19 Apr 2012

Qatada – what a difference a day makes

 

Theresa May has just tried to make the best of a bad job in the Commons – dragged back to answer questions about a new deportation process she launched on Tuesday, only to see it stuck on the dockyard slips.

On the crux of the immediate challenge, did the Home Office get the appeal window dates wrong? The Home Secretary still says no. But she repeatedly ducked Labour MPs’ questions about whether she had over-ruled internal advice on the deadline. There’s an interesting take on all this by a legal expert with government and European experience here. One Tory MP sitting behind Theresa May texted from the chamber that she was safe for now but if she’s got it wrong “a lot” of Tory MPs think she “may have to fall on her sword.”

All of that will depend on how many own goals have been scored over the date. Has Qatada been given grounds to claim the commencement of deportation on Tuesday was in breach of an ECHR Rule 39 and therefore potentially illegal? Or has he more plausibly simply been given another legal avenue and another source of delay.

The saga has only fuelled Tory backbench anger about the ECHR. One even asked Theresa May if she’d give “two-fingers” to the ECHR. Several spoke to a similar agenda and not one of them will be remotely happy with whatever progress Ken Clarke claims out of this week’s Brighton gathering.

6.30pm update:

Looking at Council of Europe documents (here http://conventions.coe.int/Treaty/en/Reports/Html/076.htm) you can read article 4 paragraph 27 of the European Convention on Time Directives seems to be a bit of thwack to the Home Office solar plexus. Here’s what it says about how you calculate dates in reference to justice and other issues: 

“Examples

A time-limit of one month:

– starting on 5 January, expires on 5 February; starting on 30 April, expires on 30 May (not on the last day of May);
– starting on either 30 May or 31 May, expires on 30 June;
– starting on 31 January expires on 28 or 29 February depending on whether it is a leap year or not.”

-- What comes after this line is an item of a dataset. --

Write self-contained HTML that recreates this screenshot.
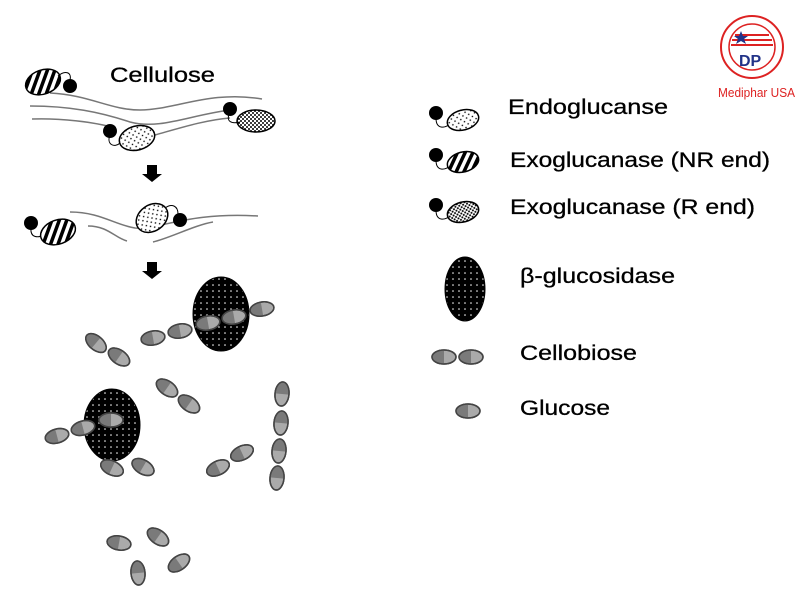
<!DOCTYPE html>
<html><head><meta charset="utf-8"><style>
html,body{margin:0;padding:0;background:#fff}
svg{display:block}
text{font-family:"Liberation Sans",Arial,sans-serif}
</style></head><body>
<svg width="800" height="600" viewBox="0 0 800 600" xmlns="http://www.w3.org/2000/svg">
<defs>
<pattern id="dots" width="6" height="6" patternUnits="userSpaceOnUse"><rect width="6" height="6" fill="#fff"/><circle cx="2" cy="2" r="0.8" fill="#000"/><circle cx="5" cy="5" r="0.8" fill="#000"/></pattern>
<pattern id="dense" width="4" height="4" patternUnits="userSpaceOnUse"><rect width="4" height="4" fill="#fff"/><circle cx="1" cy="1" r="1" fill="#000"/><circle cx="3" cy="3" r="1" fill="#000"/></pattern>
<pattern id="stripes" width="7" height="7" patternUnits="userSpaceOnUse" patternTransform="rotate(40)"><rect width="7" height="7" fill="#fff"/><rect width="3.5" height="7" fill="#000"/></pattern>
<pattern id="wdots" width="6" height="6" patternUnits="userSpaceOnUse"><rect width="6" height="6" fill="#000"/><circle cx="3" cy="3" r="0.8" fill="#fff"/></pattern>
<g id="glu">
<ellipse cx="0" cy="0" rx="12" ry="7" fill="#aaa" stroke="#444" stroke-width="1.5"/>
<path d="M0,-7 A12,7 0 0 0 0,7 Z" fill="#7a7a7a"/>
<ellipse cx="0" cy="0" rx="12" ry="7" fill="none" stroke="#444" stroke-width="1.5"/>
</g>
</defs>

<!-- Stage 1 -->
<text x="110" y="82" font-size="21" textLength="105" lengthAdjust="spacingAndGlyphs" stroke="#000" stroke-width="0.3">Cellulose</text>
<g fill="none" stroke="#777" stroke-width="1.5">
<path d="M50,93 C90,95 110,110 140,110 C175,110 210,90 262,99"/>
<path d="M30,106 C70,106 100,112 130,122 C160,130 190,115 230,110"/>
<path d="M32,119 C60,118 95,122 115,128"/>
<path d="M155,135 C180,128 205,120 230,118"/>
</g>
<ellipse cx="43" cy="82" rx="18" ry="12" transform="rotate(-20 43 82)" fill="url(#stripes)" stroke="#000" stroke-width="1.5"/>
<path d="M58,76 C65,70 72,72 70,80" fill="none" stroke="#000"/>
<circle cx="70" cy="86" r="7" fill="#000"/>
<ellipse cx="137" cy="138" rx="18" ry="12" transform="rotate(-15 137 138)" fill="url(#dots)" stroke="#000" stroke-width="1.5"/>
<path d="M110,135 C106,145 115,148 120,143" fill="none" stroke="#000"/>
<circle cx="110" cy="131" r="7" fill="#000"/>
<ellipse cx="256" cy="121" rx="19" ry="11" fill="url(#dense)" stroke="#000" stroke-width="1.5"/>
<path d="M230,112 C225,122 232,124 240,122" fill="none" stroke="#000"/>
<circle cx="230" cy="109" r="7" fill="#000"/>
<path d="M147,165 H157 V174 H162 L152,182 L142,174 H147 Z" fill="#000"/>

<!-- Stage 2 -->
<g fill="none" stroke="#777" stroke-width="1.5">
<path d="M70,212 C100,212 115,225 135,228 C160,230 185,212 258,216"/>
<path d="M88,226 C108,226 115,238 127,241"/>
<path d="M153,242 C170,238 195,225 213,222"/>
</g>
<circle cx="31" cy="223" r="7" fill="#000"/>
<path d="M31,228 C30,238 38,238 44,235" fill="none" stroke="#000"/>
<ellipse cx="58" cy="232" rx="18" ry="12" transform="rotate(-20 58 232)" fill="url(#stripes)" stroke="#000" stroke-width="1.5"/>
<ellipse cx="152" cy="218" rx="17" ry="13" transform="rotate(-35 152 218)" fill="url(#dots)" stroke="#000" stroke-width="1.5"/>
<path d="M165,208 C172,203 178,206 178,214" fill="none" stroke="#000"/>
<circle cx="180" cy="220" r="7" fill="#000"/>
<path d="M147,262 H157 V271 H162 L152,279 L142,271 H147 Z" fill="#000"/>

<!-- Stage 3 -->
<ellipse cx="221" cy="314" rx="28" ry="37" fill="url(#wdots)" stroke="#000"/>
<ellipse cx="112" cy="425" rx="28" ry="36" fill="url(#wdots)" stroke="#000"/>
<use href="#glu" transform="translate(153,338) rotate(-10)"/>
<use href="#glu" transform="translate(180,331) rotate(-10)"/>
<use href="#glu" transform="translate(208,323) rotate(-10)"/>
<use href="#glu" transform="translate(234,317) rotate(-10)"/>
<use href="#glu" transform="translate(262,309) rotate(-10)"/>
<use href="#glu" transform="translate(96,343) rotate(40)"/>
<use href="#glu" transform="translate(119,357) rotate(35)"/>
<use href="#glu" transform="translate(167,388) rotate(35)"/>
<use href="#glu" transform="translate(189,404) rotate(35)"/>
<use href="#glu" transform="translate(57,436) rotate(-15)"/>
<use href="#glu" transform="translate(83,428) rotate(-15)"/>
<use href="#glu" transform="translate(111,420)"/>
<use href="#glu" transform="translate(112,468) rotate(25)"/>
<use href="#glu" transform="translate(143,467) rotate(30)"/>
<use href="#glu" transform="translate(218,468) rotate(-25)"/>
<use href="#glu" transform="translate(242,453) rotate(-25)"/>
<use href="#glu" transform="translate(282,394) rotate(95)"/>
<use href="#glu" transform="translate(281,423) rotate(95)"/>
<use href="#glu" transform="translate(279,451) rotate(95)"/>
<use href="#glu" transform="translate(277,478) rotate(95)"/>
<use href="#glu" transform="translate(119,543) rotate(10)"/>
<use href="#glu" transform="translate(158,537) rotate(35)"/>
<use href="#glu" transform="translate(179,563) rotate(-35)"/>
<use href="#glu" transform="translate(138,573) rotate(85)"/>

<!-- Legend -->
<g font-size="21" stroke="#000" stroke-width="0.3">
<text x="508" y="114" textLength="160" lengthAdjust="spacingAndGlyphs">Endoglucanse</text>
<text x="510" y="167" textLength="260" lengthAdjust="spacingAndGlyphs">Exoglucanase (NR end)</text>
<text x="510" y="214" textLength="245" lengthAdjust="spacingAndGlyphs">Exoglucanase (R end)</text>
<text x="520" y="283" textLength="155" lengthAdjust="spacingAndGlyphs">β-glucosidase</text>
<text x="520" y="360" textLength="117" lengthAdjust="spacingAndGlyphs">Cellobiose</text>
<text x="520" y="415" textLength="90" lengthAdjust="spacingAndGlyphs">Glucose</text>
</g>
<circle cx="436" cy="113" r="7" fill="#000"/>
<path d="M436,118 C436,130 445,128 450,124" fill="none" stroke="#000"/>
<ellipse cx="463" cy="120" rx="16" ry="10" transform="rotate(-15 463 120)" fill="url(#dots)" stroke="#000" stroke-width="1.5"/>
<circle cx="436" cy="155" r="7" fill="#000"/>
<path d="M436,160 C436,172 445,170 450,166" fill="none" stroke="#000"/>
<ellipse cx="463" cy="162" rx="16" ry="10" transform="rotate(-15 463 162)" fill="url(#stripes)" stroke="#000" stroke-width="1.5"/>
<circle cx="436" cy="205" r="7" fill="#000"/>
<path d="M436,210 C436,222 445,220 450,216" fill="none" stroke="#000"/>
<ellipse cx="463" cy="212" rx="16" ry="10" transform="rotate(-15 463 212)" fill="url(#dense)" stroke="#000" stroke-width="1.5"/>
<ellipse cx="465" cy="289" rx="20" ry="32" fill="url(#wdots)" stroke="#000"/>
<use href="#glu" transform="translate(444,357)"/>
<use href="#glu" transform="translate(471,357)"/>
<use href="#glu" transform="translate(468,411)"/>

<!-- Logo -->
<circle cx="752" cy="47" r="31" fill="#fff" stroke="#d22" stroke-width="2"/>
<circle cx="752" cy="47" r="23" fill="none" stroke="#d22" stroke-width="1.5"/>
<g stroke="#d22" stroke-width="2">
<line x1="735" y1="35" x2="769" y2="35"/><line x1="732" y1="40" x2="772" y2="40"/><line x1="731" y1="45" x2="773" y2="45"/>
</g>
<polygon points="741,31 743,36 748,36 744,39 746,44 741,41 736,44 738,39 734,36 739,36" fill="#238"/>
<text x="739" y="66" font-size="16" font-weight="bold" fill="#238" font-family="Liberation Serif,serif">DP</text>
<text x="718" y="97" font-size="13" fill="#d22" textLength="77" lengthAdjust="spacingAndGlyphs">Mediphar USA</text>
</svg>
</body></html>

That’s not how the home office calculated it. They said that a three month deadline after a January 17 decision expired on the night of April 16. The quotation above suggests they have got it badly wrong.

FCO lawyers often do the ECHR stuff so maybe there wasn’t the experience in the home office to deal with this. Abu Qatada’s lawyers may not have been aware of the mistake the government had made until they heard discussions about it in SIAC on Tuesday.